Here’s why: when you’ve got a client who doesn’t respect your work, like the ones we exemplified earlier, one who doesn’t seem to like anything, or one who doesn’t know what they want, you may be in trouble. Clients like this may sometimes pay well, making a collaboration very tempting. But when you’re stuck with vague briefs or redoing the work for the 42nd time because they still don’t like it, you’ll see why avoiding them from the get-go works out to actually be more cost-efficient. Think of all the time you sunk into this client and how many other projects you could have taken on.

  1. They work non-stop

Unfortunately, overworking is a symptom present in many entrepreneurs, small business owners, freelancers, etc. When you work for yourself, you are tempted to keep working at all hours of the day and night. When you don’t, you feel guilty, or anxious, but all that work isn’t actually helping your business; in fact, it may be actively damaging it.

Why? Because the quality of your work is suffering, not to mention your mental health. Burnout is a very real thing, and as an artist, you can very well start feeling it pretty soon. Not to quote “The Shining”, but we know what all work and no play do to a person. For one, it depletes your creativity, so you will find yourself unable to focus or come up with new ideas, so both you and your clients will become dissatisfied with the work. Plus, you won’t be all that excited about working, in general.

  1. They take on too many projects

The old adage of picking quality over quantity rings true in this case, as well; it’s always better to take on fewer, bigger projects than to accept a million little projects that aren’t very well paid. You may think that it makes more sense, financially – take on 10 easy projects instead of two more complicated ones, but more often than not, you will actually find that the small projects end up taking way more time than you bargained for.

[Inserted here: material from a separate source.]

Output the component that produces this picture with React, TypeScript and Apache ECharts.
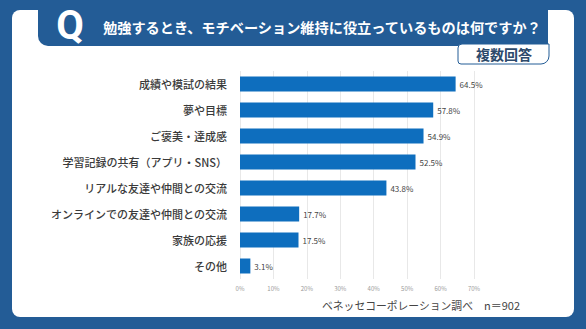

And while you’re redoing the same crappy job for a client who is perpetually unhappy, you’re still getting paid the same $15 you agreed on, even though you’re working as hard as you would have on a bigger project. Plus, think about it this way – the more high-quality the projects are, the better they look in your portfolio. Those small logos that you redid 8 times and the basic websites won’t impress anyone.

What’s the bottom line?

Setting up your own freelance business can be quite difficult, especially as a web designer or otherwise as a freelancer in a creative industry. It’s uncharted territory from many points of view, and learning how to deal with clients, value your work, use your time efficiently, and market yourself takes time. You just need to be aware of these 6 mistakes and hopefully, your business will flourish.